=== GIVEN MATERIAL ===
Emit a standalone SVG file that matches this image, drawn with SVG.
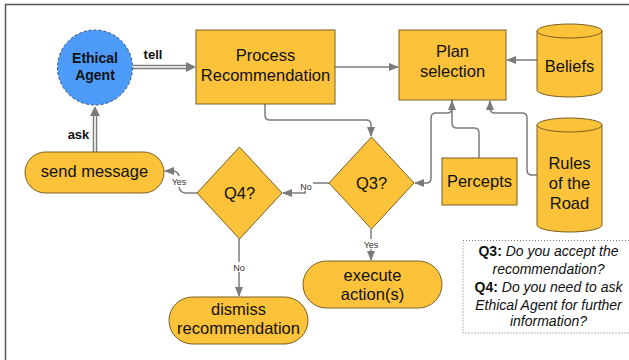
<svg xmlns="http://www.w3.org/2000/svg" width="629" height="360" viewBox="0 0 629 360">
<defs>
<style>
.box{fill:#fbc23a;stroke:#7a5f22;stroke-width:1}
.t{font-family:"Liberation Sans",Arial,sans-serif;font-size:16.5px;fill:#111;text-anchor:middle}
.b{font-family:"Liberation Sans",Arial,sans-serif;font-weight:bold;fill:#111;text-anchor:middle}
.lbl{font-family:"Liberation Sans",Arial,sans-serif;font-size:9px;fill:#333;text-anchor:middle}
.lg{font-family:"Liberation Sans",Arial,sans-serif;font-size:14px;fill:#111;text-anchor:middle}
.c{fill:none;stroke:#7b7b7b;stroke-width:1.5}
.dbl{fill:none;stroke:#7b7b7b;stroke-width:4.5}
.dbli{fill:none;stroke:#fff;stroke-width:1.6}
</style>
<marker id="ah" markerWidth="10" markerHeight="10" refX="9" refY="5" orient="auto" markerUnits="userSpaceOnUse">
<path d="M0,1 L10,5 L0,9 Z" fill="#7b7b7b"/>
</marker>
</defs>
<rect width="629" height="360" fill="#fff"/>
<path d="M5.5,360 V4.5 H629" fill="none" stroke="#555" stroke-width="1.5"/>

<g id="connectors">
<!-- tell -->
<path class="dbl" d="M133,67 H188"/>
<path class="dbli" d="M133,67 H188"/>
<path d="M186,62 L196,67 L186,72 Z" fill="#7b7b7b"/>
<text class="b" x="153" y="59" font-size="13">tell</text>
<!-- ask -->
<path class="dbl" d="M95,152 V114"/>
<path class="dbli" d="M95,152 V114"/>
<path d="M90,116 L95,106 L100,116 Z" fill="#7b7b7b"/>
<text class="b" x="78.5" y="139" font-size="13">ask</text>
<!-- process -> plan -->
<path class="c" d="M335,67 H398" marker-end="url(#ah)"/>
<!-- process -> Q3 -->
<path class="c" d="M265,104 V115 Q265,120 270,120 H366 Q371,120 371,125 V136" marker-end="url(#ah)"/>
<!-- beliefs -> plan -->
<path class="c" d="M537,60 H507" marker-end="url(#ah)"/>
<!-- percepts -> plan -->
<path class="c" d="M479,158 V133 Q479,128 474,128 H457 Q452,128 452,123 V101" marker-end="url(#ah)"/>
<!-- rules -> plan -->
<path class="c" d="M537,175 H532 Q527,175 527,170 V118 Q527,113 522,113 H495 Q490,113 490,108 V101" marker-end="url(#ah)"/>
<!-- plan -> Q3 -->
<path class="c" d="M452,100 V108 Q452,113 447,113 H436 Q431,113 431,118 V178 Q431,183 426,183 H415" marker-end="url(#ah)"/>
<!-- Q3 -> Q4 No -->
<path class="c" d="M329,183 H305 V193 H283" marker-end="url(#ah)"/>
<rect x="299" y="181" width="14" height="10" fill="#fff"/>
<text class="lbl" x="306" y="190">No</text>
<!-- Q3 -> execute Yes -->
<path class="c" d="M371,229 V260" marker-end="url(#ah)"/>
<rect x="362" y="239" width="19" height="10" fill="#fff"/>
<text class="lbl" x="371" y="248">Yes</text>
<!-- Q4 -> send message Yes -->
<path class="c" d="M197,193 H186 Q180,193 179,187 M179,176 Q178,171 172,171 H165" marker-end="url(#ah)"/>
<text class="lbl" x="179" y="185">Yes</text>
<!-- Q4 -> dismiss No -->
<path class="c" d="M239,239 V296" marker-end="url(#ah)"/>
<rect x="232" y="262" width="14" height="10" fill="#fff"/>
<text class="lbl" x="239" y="271">No</text>
</g>

<g id="ethical-agent">
<circle cx="95" cy="67.5" r="37.5" fill="#4d9bf8" stroke="#2b4f80" stroke-width="1" stroke-dasharray="3,2"/>
<text class="b" x="95" y="63" font-size="14">Ethical</text>
<text class="b" x="95" y="80" font-size="14">Agent</text>
</g>

<g id="process-recommendation">
<rect class="box" x="196" y="30" width="139" height="74"/>
<text class="t" x="265.5" y="61">Process</text>
<text class="t" x="265.5" y="81">Recommendation</text>
</g>

<g id="plan-selection">
<rect class="box" x="399" y="30" width="107" height="70"/>
<text class="t" x="452.5" y="57">Plan</text>
<text class="t" x="452.5" y="77">selection</text>
</g>

<g id="beliefs">
<path class="box" d="M537,31 A32.5,7 0 0 1 602,31 V90 A32.5,7 0 0 1 537,90 Z"/>
<path d="M537,31 A32.5,7 0 0 0 602,31" fill="none" stroke="#7a5f22" stroke-width="1"/>
<text class="t" x="569.5" y="72">Beliefs</text>
</g>

<g id="rules-of-the-road">
<path class="box" d="M537,125 A32.5,7 0 0 1 602,125 V225 A32.5,7 0 0 1 537,225 Z"/>
<path d="M537,125 A32.5,7 0 0 0 602,125" fill="none" stroke="#7a5f22" stroke-width="1"/>
<text class="t" x="569.5" y="169">Rules</text>
<text class="t" x="569.5" y="189">of the</text>
<text class="t" x="569.5" y="209">Road</text>
</g>

<g id="percepts">
<rect class="box" x="442" y="158" width="75" height="47"/>
<text class="t" x="479.5" y="187">Percepts</text>
</g>

<g id="q3">
<path class="box" d="M371.5,137 L414,183 L371.5,229 L329,183 Z"/>
<text class="t" x="371.5" y="189">Q3?</text>
</g>

<g id="q4">
<path class="box" d="M239.5,147 L282,193 L239.5,239 L197,193 Z"/>
<text class="t" x="239.5" y="199">Q4?</text>
</g>

<g id="send-message">
<rect class="box" x="25" y="152" width="139" height="41" rx="20.5"/>
<text class="t" x="94.5" y="177">send message</text>
</g>

<g id="execute-actions">
<rect class="box" x="303" y="261" width="139" height="47" rx="23.5"/>
<text class="t" x="372.5" y="281">execute</text>
<text class="t" x="372.5" y="300">action(s)</text>
</g>

<g id="dismiss-recommendation">
<rect class="box" x="169" y="297" width="139" height="47" rx="23.5"/>
<text class="t" x="238.5" y="315">dismiss</text>
<text class="t" x="238.5" y="334">recommendation</text>
</g>

<g id="legend">
<rect x="463" y="240.5" width="170" height="92.5" fill="none" stroke="#777" stroke-width="1" stroke-dasharray="1,2"/>
<text class="lg" x="548.5" y="256"><tspan font-weight="bold">Q3:</tspan> <tspan font-style="italic">Do you accept the</tspan></text>
<text class="lg" x="548.5" y="274" font-style="italic">recommendation?</text>
<text class="lg" x="548.5" y="292"><tspan font-weight="bold">Q4:</tspan> <tspan font-style="italic">Do you need to ask</tspan></text>
<text class="lg" x="548.5" y="310" font-style="italic">Ethical Agent for further</text>
<text class="lg" x="548.5" y="326" font-style="italic">information?</text>
</g>
</svg>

=== STATED PROBLEM ===
Reproduce every line exactly and omit all pictures.

=== ANSWER TO THIS TASK ===
Emit a standalone SVG file that matches this image, drawn with SVG.
<svg xmlns="http://www.w3.org/2000/svg" width="629" height="360" viewBox="0 0 629 360">
<defs>
<style>
.box{fill:#fbc23a;stroke:#7a5f22;stroke-width:1}
.t{font-family:"Liberation Sans",Arial,sans-serif;font-size:16.5px;fill:#111;text-anchor:middle}
.b{font-family:"Liberation Sans",Arial,sans-serif;font-weight:bold;fill:#111;text-anchor:middle}
.lbl{font-family:"Liberation Sans",Arial,sans-serif;font-size:9px;fill:#333;text-anchor:middle}
.lg{font-family:"Liberation Sans",Arial,sans-serif;font-size:14px;fill:#111;text-anchor:middle}
.c{fill:none;stroke:#7b7b7b;stroke-width:1.5}
.dbl{fill:none;stroke:#7b7b7b;stroke-width:4.5}
.dbli{fill:none;stroke:#fff;stroke-width:1.6}
</style>
<marker id="ah" markerWidth="10" markerHeight="10" refX="9" refY="5" orient="auto" markerUnits="userSpaceOnUse">
<path d="M0,1 L10,5 L0,9 Z" fill="#7b7b7b"/>
</marker>
</defs>
<rect width="629" height="360" fill="#fff"/>
<path d="M5.5,360 V4.5 H629" fill="none" stroke="#555" stroke-width="1.5"/>

<g id="connectors">
<!-- tell -->
<path class="dbl" d="M133,67 H188"/>
<path class="dbli" d="M133,67 H188"/>
<path d="M186,62 L196,67 L186,72 Z" fill="#7b7b7b"/>
<text class="b" x="153" y="59" font-size="13">tell</text>
<!-- ask -->
<path class="dbl" d="M95,152 V114"/>
<path class="dbli" d="M95,152 V114"/>
<path d="M90,116 L95,106 L100,116 Z" fill="#7b7b7b"/>
<text class="b" x="78.5" y="139" font-size="13">ask</text>
<!-- process -> plan -->
<path class="c" d="M335,67 H398" marker-end="url(#ah)"/>
<!-- process -> Q3 -->
<path class="c" d="M265,104 V115 Q265,120 270,120 H366 Q371,120 371,125 V136" marker-end="url(#ah)"/>
<!-- beliefs -> plan -->
<path class="c" d="M537,60 H507" marker-end="url(#ah)"/>
<!-- percepts -> plan -->
<path class="c" d="M479,158 V133 Q479,128 474,128 H457 Q452,128 452,123 V101" marker-end="url(#ah)"/>
<!-- rules -> plan -->
<path class="c" d="M537,175 H532 Q527,175 527,170 V118 Q527,113 522,113 H495 Q490,113 490,108 V101" marker-end="url(#ah)"/>
<!-- plan -> Q3 -->
<path class="c" d="M452,100 V108 Q452,113 447,113 H436 Q431,113 431,118 V178 Q431,183 426,183 H415" marker-end="url(#ah)"/>
<!-- Q3 -> Q4 No -->
<path class="c" d="M329,183 H305 V193 H283" marker-end="url(#ah)"/>
<rect x="299" y="181" width="14" height="10" fill="#fff"/>
<text class="lbl" x="306" y="190">No</text>
<!-- Q3 -> execute Yes -->
<path class="c" d="M371,229 V260" marker-end="url(#ah)"/>
<rect x="362" y="239" width="19" height="10" fill="#fff"/>
<text class="lbl" x="371" y="248">Yes</text>
<!-- Q4 -> send message Yes -->
<path class="c" d="M197,193 H186 Q180,193 179,187 M179,176 Q178,171 172,171 H165" marker-end="url(#ah)"/>
<text class="lbl" x="179" y="185">Yes</text>
<!-- Q4 -> dismiss No -->
<path class="c" d="M239,239 V296" marker-end="url(#ah)"/>
<rect x="232" y="262" width="14" height="10" fill="#fff"/>
<text class="lbl" x="239" y="271">No</text>
</g>

<g id="ethical-agent">
<circle cx="95" cy="67.5" r="37.5" fill="#4d9bf8" stroke="#2b4f80" stroke-width="1" stroke-dasharray="3,2"/>
<text class="b" x="95" y="63" font-size="14">Ethical</text>
<text class="b" x="95" y="80" font-size="14">Agent</text>
</g>

<g id="process-recommendation">
<rect class="box" x="196" y="30" width="139" height="74"/>
<text class="t" x="265.5" y="61">Process</text>
<text class="t" x="265.5" y="81">Recommendation</text>
</g>

<g id="plan-selection">
<rect class="box" x="399" y="30" width="107" height="70"/>
<text class="t" x="452.5" y="57">Plan</text>
<text class="t" x="452.5" y="77">selection</text>
</g>

<g id="beliefs">
<path class="box" d="M537,31 A32.5,7 0 0 1 602,31 V90 A32.5,7 0 0 1 537,90 Z"/>
<path d="M537,31 A32.5,7 0 0 0 602,31" fill="none" stroke="#7a5f22" stroke-width="1"/>
<text class="t" x="569.5" y="72">Beliefs</text>
</g>

<g id="rules-of-the-road">
<path class="box" d="M537,125 A32.5,7 0 0 1 602,125 V225 A32.5,7 0 0 1 537,225 Z"/>
<path d="M537,125 A32.5,7 0 0 0 602,125" fill="none" stroke="#7a5f22" stroke-width="1"/>
<text class="t" x="569.5" y="169">Rules</text>
<text class="t" x="569.5" y="189">of the</text>
<text class="t" x="569.5" y="209">Road</text>
</g>

<g id="percepts">
<rect class="box" x="442" y="158" width="75" height="47"/>
<text class="t" x="479.5" y="187">Percepts</text>
</g>

<g id="q3">
<path class="box" d="M371.5,137 L414,183 L371.5,229 L329,183 Z"/>
<text class="t" x="371.5" y="189">Q3?</text>
</g>

<g id="q4">
<path class="box" d="M239.5,147 L282,193 L239.5,239 L197,193 Z"/>
<text class="t" x="239.5" y="199">Q4?</text>
</g>

<g id="send-message">
<rect class="box" x="25" y="152" width="139" height="41" rx="20.5"/>
<text class="t" x="94.5" y="177">send message</text>
</g>

<g id="execute-actions">
<rect class="box" x="303" y="261" width="139" height="47" rx="23.5"/>
<text class="t" x="372.5" y="281">execute</text>
<text class="t" x="372.5" y="300">action(s)</text>
</g>

<g id="dismiss-recommendation">
<rect class="box" x="169" y="297" width="139" height="47" rx="23.5"/>
<text class="t" x="238.5" y="315">dismiss</text>
<text class="t" x="238.5" y="334">recommendation</text>
</g>

<g id="legend">
<rect x="463" y="240.5" width="170" height="92.5" fill="none" stroke="#777" stroke-width="1" stroke-dasharray="1,2"/>
<text class="lg" x="548.5" y="256"><tspan font-weight="bold">Q3:</tspan> <tspan font-style="italic">Do you accept the</tspan></text>
<text class="lg" x="548.5" y="274" font-style="italic">recommendation?</text>
<text class="lg" x="548.5" y="292"><tspan font-weight="bold">Q4:</tspan> <tspan font-style="italic">Do you need to ask</tspan></text>
<text class="lg" x="548.5" y="310" font-style="italic">Ethical Agent for further</text>
<text class="lg" x="548.5" y="326" font-style="italic">information?</text>
</g>
</svg>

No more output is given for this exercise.